YOUR OBJECTIVE: Print exactly the lines from the first one down to the line containing "const toXY = arr", both ends included, with no pictures and nothing else.

#### GIVEN INFORMATION

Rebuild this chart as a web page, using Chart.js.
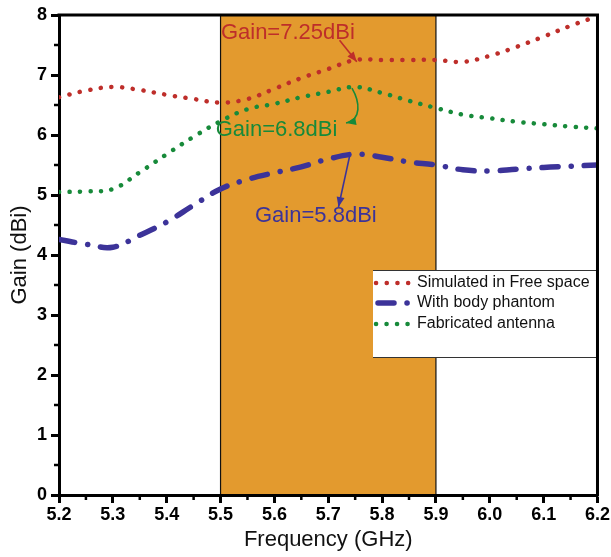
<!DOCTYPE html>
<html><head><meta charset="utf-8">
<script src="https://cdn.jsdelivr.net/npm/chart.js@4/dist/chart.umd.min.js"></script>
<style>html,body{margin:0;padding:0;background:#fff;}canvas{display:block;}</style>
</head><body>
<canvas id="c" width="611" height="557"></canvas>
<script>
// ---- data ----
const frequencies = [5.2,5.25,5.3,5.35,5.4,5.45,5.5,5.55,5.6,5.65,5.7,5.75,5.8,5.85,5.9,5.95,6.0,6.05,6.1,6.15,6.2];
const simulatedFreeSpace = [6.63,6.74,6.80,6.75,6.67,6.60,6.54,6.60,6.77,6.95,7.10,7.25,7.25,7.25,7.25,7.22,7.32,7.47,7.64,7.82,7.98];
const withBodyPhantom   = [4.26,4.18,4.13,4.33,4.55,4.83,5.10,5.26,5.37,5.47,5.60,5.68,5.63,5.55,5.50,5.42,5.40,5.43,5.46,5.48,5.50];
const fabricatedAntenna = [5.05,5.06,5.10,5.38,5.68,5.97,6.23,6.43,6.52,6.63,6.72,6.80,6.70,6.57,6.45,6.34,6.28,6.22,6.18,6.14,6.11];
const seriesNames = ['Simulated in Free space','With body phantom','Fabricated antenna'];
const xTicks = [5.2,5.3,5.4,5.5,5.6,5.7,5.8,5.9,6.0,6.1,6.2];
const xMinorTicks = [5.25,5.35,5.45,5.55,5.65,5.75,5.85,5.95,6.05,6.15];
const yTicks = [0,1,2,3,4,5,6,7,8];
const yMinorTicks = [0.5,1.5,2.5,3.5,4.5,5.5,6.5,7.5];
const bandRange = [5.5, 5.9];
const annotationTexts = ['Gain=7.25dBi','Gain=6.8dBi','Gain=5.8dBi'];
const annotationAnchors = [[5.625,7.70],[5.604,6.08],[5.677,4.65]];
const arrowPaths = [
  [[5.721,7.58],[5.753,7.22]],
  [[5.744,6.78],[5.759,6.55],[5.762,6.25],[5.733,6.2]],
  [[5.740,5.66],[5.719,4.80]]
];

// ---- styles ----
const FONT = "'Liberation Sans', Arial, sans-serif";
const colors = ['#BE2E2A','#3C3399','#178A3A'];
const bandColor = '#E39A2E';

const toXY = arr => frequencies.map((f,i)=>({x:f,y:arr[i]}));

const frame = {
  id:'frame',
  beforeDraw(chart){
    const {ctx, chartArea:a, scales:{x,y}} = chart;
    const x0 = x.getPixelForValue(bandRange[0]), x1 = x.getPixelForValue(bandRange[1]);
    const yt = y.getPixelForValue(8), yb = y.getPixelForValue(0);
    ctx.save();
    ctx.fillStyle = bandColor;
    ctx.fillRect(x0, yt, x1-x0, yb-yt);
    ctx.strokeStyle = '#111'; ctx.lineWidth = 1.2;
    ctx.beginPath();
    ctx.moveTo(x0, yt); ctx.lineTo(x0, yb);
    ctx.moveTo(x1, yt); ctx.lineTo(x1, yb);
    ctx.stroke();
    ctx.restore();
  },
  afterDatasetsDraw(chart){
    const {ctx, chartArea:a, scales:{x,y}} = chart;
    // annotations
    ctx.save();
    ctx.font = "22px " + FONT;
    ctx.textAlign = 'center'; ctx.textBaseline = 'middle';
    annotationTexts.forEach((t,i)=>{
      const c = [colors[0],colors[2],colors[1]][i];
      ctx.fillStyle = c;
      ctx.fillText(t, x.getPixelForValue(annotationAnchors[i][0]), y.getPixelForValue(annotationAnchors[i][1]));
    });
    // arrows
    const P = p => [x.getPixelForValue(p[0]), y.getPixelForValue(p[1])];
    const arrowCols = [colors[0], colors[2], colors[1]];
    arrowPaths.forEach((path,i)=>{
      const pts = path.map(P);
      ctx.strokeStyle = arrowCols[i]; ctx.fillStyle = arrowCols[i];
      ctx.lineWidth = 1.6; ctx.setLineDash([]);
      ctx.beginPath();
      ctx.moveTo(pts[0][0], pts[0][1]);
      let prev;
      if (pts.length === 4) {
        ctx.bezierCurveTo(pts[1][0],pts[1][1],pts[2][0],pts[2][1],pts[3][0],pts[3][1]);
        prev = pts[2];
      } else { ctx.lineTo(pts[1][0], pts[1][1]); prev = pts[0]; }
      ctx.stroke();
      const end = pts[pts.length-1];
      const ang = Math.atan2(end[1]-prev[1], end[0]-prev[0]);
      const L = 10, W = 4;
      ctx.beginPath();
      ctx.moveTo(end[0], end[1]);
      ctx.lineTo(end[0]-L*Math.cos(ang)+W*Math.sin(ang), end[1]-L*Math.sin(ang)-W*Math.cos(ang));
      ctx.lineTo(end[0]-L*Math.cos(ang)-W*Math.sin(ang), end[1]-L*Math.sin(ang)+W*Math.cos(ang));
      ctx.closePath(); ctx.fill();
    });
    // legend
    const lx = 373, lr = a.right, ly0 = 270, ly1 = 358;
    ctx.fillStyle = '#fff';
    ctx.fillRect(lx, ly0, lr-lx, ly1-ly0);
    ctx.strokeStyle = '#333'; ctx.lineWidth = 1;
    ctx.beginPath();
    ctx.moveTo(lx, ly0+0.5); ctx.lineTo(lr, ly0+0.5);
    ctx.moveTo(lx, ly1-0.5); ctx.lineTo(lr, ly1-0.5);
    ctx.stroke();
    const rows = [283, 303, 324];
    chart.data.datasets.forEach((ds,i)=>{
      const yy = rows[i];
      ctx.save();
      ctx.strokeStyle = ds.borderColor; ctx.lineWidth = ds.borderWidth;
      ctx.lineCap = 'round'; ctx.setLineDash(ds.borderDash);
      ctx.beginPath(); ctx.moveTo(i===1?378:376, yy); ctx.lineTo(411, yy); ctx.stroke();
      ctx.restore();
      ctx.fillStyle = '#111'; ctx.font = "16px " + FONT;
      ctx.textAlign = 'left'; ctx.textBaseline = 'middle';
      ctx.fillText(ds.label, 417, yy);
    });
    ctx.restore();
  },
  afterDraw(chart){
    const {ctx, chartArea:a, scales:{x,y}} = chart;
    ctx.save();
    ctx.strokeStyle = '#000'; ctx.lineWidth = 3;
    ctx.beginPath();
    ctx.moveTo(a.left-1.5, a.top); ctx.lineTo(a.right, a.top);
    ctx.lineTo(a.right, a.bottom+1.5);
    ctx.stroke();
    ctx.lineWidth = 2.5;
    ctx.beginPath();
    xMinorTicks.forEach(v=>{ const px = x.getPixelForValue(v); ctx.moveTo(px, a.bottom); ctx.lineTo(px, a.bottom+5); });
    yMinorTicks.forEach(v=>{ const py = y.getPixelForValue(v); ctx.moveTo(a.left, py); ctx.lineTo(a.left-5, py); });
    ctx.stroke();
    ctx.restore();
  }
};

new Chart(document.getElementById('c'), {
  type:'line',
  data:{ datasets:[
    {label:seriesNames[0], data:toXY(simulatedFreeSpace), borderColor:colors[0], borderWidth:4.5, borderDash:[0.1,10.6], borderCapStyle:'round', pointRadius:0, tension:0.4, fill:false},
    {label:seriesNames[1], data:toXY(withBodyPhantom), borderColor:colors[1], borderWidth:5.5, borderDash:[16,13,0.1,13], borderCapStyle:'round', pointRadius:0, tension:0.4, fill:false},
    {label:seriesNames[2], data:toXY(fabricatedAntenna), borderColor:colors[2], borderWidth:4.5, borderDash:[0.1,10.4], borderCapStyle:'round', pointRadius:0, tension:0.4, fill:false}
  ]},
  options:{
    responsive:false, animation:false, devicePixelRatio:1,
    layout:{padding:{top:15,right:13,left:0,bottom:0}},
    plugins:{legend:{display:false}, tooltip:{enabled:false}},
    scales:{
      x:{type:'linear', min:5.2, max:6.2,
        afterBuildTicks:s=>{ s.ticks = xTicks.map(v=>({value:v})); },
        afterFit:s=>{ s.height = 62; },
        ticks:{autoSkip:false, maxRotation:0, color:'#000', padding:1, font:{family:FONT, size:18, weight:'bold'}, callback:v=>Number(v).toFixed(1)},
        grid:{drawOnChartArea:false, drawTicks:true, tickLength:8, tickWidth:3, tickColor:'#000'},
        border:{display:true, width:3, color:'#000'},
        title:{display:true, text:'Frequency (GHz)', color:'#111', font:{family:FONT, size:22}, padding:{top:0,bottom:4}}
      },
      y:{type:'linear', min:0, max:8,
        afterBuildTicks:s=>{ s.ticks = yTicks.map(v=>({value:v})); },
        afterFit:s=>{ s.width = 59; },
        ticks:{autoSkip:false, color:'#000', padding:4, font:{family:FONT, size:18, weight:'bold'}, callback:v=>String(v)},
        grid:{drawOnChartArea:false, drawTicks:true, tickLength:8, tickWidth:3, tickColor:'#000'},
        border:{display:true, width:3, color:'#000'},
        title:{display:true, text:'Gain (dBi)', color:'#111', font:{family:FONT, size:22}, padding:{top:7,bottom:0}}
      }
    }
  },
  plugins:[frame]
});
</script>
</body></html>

########

RESPONSE:
Rebuild this chart as a web page, using Chart.js.
<!DOCTYPE html>
<html><head><meta charset="utf-8">
<script src="https://cdn.jsdelivr.net/npm/chart.js@4/dist/chart.umd.min.js"></script>
<style>html,body{margin:0;padding:0;background:#fff;}canvas{display:block;}</style>
</head><body>
<canvas id="c" width="611" height="557"></canvas>
<script>
// ---- data ----
const frequencies = [5.2,5.25,5.3,5.35,5.4,5.45,5.5,5.55,5.6,5.65,5.7,5.75,5.8,5.85,5.9,5.95,6.0,6.05,6.1,6.15,6.2];
const simulatedFreeSpace = [6.63,6.74,6.80,6.75,6.67,6.60,6.54,6.60,6.77,6.95,7.10,7.25,7.25,7.25,7.25,7.22,7.32,7.47,7.64,7.82,7.98];
const withBodyPhantom   = [4.26,4.18,4.13,4.33,4.55,4.83,5.10,5.26,5.37,5.47,5.60,5.68,5.63,5.55,5.50,5.42,5.40,5.43,5.46,5.48,5.50];
const fabricatedAntenna = [5.05,5.06,5.10,5.38,5.68,5.97,6.23,6.43,6.52,6.63,6.72,6.80,6.70,6.57,6.45,6.34,6.28,6.22,6.18,6.14,6.11];
const seriesNames = ['Simulated in Free space','With body phantom','Fabricated antenna'];
const xTicks = [5.2,5.3,5.4,5.5,5.6,5.7,5.8,5.9,6.0,6.1,6.2];
const xMinorTicks = [5.25,5.35,5.45,5.55,5.65,5.75,5.85,5.95,6.05,6.15];
const yTicks = [0,1,2,3,4,5,6,7,8];
const yMinorTicks = [0.5,1.5,2.5,3.5,4.5,5.5,6.5,7.5];
const bandRange = [5.5, 5.9];
const annotationTexts = ['Gain=7.25dBi','Gain=6.8dBi','Gain=5.8dBi'];
const annotationAnchors = [[5.625,7.70],[5.604,6.08],[5.677,4.65]];
const arrowPaths = [
  [[5.721,7.58],[5.753,7.22]],
  [[5.744,6.78],[5.759,6.55],[5.762,6.25],[5.733,6.2]],
  [[5.740,5.66],[5.719,4.80]]
];

// ---- styles ----
const FONT = "'Liberation Sans', Arial, sans-serif";
const colors = ['#BE2E2A','#3C3399','#178A3A'];
const bandColor = '#E39A2E';

const toXY = arr => frequencies.map((f,i)=>({x:f,y:arr[i]}));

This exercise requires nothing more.